9. Be a role model - Young kids are like sponges. As parents we are our children's first role model. Pay attention to what you say or do around them and think about what kind of example you are making.
  • Want to teach kids about charity? Get involved and take your kids with you to a soup kitchen or homeless shelter and help serve up meals.
  • Teach kids about chores by setting a schedule and having them help you out. Don't tell your child to do something, but ask for their help.
  • Want your kids to listen to you? Show them you can listen to them.
  • If you want your son or daughter to learn to share, set a good example and share your things with them.
10. Allow them to experience life for themselves - But don't just lose total control. Don't make decisions for them all the time, they must learn how to live so that they are ready when they are adults.

Tips :
  1. If you're trying to quit a habit, look into groups that can help you overcome it. Always get support, and have someone you can talk to when you begin to get a craving for your habit. Remember that you're not only helping yourself, but you're helping your child as well
  2. Reflect on your own childhood frequently. Identify the mistakes your parents made, and make and effort to avoid them. Every generation of parents gets to make a whole set of new mistakes.
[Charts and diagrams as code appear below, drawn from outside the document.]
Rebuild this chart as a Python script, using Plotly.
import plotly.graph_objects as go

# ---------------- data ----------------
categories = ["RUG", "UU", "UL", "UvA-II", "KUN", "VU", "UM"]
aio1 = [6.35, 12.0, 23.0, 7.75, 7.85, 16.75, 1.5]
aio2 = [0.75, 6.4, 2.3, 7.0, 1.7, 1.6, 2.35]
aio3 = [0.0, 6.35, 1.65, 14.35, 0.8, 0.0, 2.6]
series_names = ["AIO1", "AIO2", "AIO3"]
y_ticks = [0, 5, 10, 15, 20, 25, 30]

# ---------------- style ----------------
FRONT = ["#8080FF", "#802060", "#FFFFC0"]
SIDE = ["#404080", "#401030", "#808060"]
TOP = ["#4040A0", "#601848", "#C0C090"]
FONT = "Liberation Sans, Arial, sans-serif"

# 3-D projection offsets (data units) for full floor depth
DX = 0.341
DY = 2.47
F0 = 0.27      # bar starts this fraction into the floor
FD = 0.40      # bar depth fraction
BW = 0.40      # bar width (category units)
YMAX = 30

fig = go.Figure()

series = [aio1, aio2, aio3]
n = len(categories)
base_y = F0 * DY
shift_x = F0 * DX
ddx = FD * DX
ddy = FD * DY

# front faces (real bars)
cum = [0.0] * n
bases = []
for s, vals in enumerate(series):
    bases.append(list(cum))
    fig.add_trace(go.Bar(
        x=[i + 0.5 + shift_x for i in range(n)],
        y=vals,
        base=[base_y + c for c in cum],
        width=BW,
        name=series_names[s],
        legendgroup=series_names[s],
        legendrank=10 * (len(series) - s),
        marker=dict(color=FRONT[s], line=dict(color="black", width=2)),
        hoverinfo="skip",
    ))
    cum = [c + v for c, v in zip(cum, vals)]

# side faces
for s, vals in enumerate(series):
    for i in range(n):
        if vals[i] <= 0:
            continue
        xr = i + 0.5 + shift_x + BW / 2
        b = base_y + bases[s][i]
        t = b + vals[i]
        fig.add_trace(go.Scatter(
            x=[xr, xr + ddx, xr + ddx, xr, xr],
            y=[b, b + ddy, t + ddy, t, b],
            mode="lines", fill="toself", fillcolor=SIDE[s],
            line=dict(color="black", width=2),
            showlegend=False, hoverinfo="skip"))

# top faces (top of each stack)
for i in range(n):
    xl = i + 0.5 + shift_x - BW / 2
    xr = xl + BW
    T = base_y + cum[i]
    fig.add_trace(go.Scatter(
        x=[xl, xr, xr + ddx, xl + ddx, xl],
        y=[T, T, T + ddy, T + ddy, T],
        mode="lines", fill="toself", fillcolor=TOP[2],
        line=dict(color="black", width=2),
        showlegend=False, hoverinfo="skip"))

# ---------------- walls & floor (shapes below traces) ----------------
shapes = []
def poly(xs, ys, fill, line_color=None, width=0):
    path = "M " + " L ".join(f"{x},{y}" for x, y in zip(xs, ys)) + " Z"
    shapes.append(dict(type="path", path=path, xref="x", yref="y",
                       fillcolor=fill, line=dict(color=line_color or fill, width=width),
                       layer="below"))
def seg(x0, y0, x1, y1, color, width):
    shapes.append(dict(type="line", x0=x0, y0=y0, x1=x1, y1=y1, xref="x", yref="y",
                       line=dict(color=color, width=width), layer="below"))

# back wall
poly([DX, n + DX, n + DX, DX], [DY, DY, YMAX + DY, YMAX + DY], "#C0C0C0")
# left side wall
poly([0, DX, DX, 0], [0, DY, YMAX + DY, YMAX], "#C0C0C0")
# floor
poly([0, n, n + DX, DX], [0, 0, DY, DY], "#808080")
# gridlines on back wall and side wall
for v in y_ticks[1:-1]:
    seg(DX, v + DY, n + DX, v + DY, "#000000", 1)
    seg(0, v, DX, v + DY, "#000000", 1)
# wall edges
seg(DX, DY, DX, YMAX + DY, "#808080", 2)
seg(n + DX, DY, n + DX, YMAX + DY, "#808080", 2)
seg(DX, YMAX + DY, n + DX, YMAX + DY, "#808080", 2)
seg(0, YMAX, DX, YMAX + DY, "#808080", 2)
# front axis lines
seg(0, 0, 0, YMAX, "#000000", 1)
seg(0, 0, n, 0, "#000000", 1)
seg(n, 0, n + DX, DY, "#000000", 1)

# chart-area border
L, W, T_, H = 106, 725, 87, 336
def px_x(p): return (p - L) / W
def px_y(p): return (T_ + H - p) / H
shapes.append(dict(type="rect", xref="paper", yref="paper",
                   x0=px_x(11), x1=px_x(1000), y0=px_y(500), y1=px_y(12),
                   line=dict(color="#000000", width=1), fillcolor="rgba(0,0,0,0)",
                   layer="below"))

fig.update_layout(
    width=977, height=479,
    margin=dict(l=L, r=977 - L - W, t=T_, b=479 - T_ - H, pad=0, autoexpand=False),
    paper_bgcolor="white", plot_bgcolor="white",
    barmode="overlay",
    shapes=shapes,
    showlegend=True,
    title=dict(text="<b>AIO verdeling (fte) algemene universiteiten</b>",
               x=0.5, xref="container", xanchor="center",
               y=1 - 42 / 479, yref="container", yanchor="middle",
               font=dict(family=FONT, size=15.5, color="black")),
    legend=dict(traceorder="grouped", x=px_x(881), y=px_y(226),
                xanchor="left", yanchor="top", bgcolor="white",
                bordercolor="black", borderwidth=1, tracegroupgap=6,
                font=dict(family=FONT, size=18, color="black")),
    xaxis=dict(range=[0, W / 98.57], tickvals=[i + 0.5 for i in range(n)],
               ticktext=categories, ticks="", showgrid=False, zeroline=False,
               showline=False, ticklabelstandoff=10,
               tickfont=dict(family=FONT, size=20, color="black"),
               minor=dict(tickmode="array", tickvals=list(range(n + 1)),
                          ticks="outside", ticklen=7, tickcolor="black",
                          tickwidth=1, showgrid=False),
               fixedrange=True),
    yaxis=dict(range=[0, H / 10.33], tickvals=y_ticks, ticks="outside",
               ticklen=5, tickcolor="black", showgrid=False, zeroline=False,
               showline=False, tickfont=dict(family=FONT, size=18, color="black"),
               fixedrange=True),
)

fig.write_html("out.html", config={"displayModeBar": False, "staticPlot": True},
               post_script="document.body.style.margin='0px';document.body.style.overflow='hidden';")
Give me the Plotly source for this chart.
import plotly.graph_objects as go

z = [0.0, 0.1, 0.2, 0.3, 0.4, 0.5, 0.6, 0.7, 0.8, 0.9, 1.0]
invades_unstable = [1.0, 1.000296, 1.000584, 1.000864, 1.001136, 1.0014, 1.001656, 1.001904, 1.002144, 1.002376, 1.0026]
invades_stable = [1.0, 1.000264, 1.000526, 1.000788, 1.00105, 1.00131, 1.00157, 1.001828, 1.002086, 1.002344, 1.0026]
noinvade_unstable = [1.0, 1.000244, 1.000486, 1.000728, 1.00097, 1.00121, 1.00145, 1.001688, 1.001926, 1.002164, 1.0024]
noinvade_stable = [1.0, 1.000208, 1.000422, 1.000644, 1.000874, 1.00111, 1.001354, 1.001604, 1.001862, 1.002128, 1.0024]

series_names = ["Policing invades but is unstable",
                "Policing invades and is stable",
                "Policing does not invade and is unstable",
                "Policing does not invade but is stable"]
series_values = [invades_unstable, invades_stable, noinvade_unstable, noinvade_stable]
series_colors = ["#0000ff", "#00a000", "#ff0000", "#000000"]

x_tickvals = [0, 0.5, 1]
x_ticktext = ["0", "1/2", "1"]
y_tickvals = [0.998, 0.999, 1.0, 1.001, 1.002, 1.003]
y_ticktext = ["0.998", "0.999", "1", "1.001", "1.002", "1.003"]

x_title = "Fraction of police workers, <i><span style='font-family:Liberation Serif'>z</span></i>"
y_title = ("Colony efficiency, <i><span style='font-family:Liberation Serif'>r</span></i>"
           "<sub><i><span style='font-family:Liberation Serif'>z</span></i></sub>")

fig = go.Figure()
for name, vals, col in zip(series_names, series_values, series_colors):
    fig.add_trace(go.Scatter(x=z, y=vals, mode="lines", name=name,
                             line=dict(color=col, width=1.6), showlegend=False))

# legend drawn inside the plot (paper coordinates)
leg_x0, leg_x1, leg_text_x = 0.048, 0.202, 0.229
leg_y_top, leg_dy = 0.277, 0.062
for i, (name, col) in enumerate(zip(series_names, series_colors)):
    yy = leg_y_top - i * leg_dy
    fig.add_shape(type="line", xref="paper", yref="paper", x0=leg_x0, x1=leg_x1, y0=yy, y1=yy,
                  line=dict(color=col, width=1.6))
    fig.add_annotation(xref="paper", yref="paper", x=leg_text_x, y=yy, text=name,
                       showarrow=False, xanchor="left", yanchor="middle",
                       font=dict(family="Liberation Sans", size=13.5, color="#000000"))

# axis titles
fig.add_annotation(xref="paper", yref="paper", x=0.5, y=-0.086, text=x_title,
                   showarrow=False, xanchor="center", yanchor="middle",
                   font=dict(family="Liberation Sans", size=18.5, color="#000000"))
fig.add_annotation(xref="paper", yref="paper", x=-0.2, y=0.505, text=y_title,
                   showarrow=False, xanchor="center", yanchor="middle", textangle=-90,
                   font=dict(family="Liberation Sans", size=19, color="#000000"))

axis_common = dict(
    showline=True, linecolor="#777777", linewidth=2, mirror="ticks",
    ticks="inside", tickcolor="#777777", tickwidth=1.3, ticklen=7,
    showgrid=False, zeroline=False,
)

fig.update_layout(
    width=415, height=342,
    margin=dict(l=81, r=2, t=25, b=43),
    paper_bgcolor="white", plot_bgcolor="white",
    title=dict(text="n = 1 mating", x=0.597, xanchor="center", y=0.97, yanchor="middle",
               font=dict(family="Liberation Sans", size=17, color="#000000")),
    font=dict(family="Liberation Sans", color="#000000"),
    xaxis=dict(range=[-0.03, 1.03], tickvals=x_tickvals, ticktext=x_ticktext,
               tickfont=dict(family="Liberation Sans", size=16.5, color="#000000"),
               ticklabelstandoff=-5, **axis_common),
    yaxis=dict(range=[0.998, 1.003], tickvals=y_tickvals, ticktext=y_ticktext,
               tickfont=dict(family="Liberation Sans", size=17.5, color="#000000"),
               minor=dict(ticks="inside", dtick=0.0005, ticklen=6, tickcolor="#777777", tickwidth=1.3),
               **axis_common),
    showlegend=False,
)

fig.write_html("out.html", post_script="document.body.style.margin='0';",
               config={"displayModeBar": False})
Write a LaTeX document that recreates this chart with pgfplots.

  3. Encourage introspection by sharing with your children your own self-evaluations.

  1. Do not be afraid to be a parent. Do your best, be their friend, but never let them forget you are their parent.
  2. Parenting does not stop when a child grows up. Being a good parent remains a life-long role.
  3. Do not strictly follow the parental behavioral stereotypes of your culture, race, ethnic group, family, or other defining factor. For example, it is a commonly seen stereotype that Asian parents will force their children to achieve impeccable grades and take math and music classes, etc. These stereotypes are WRONG! Each child is individual and each parent loves their child.
  4. Please do not believe that there is only one way to raise a child.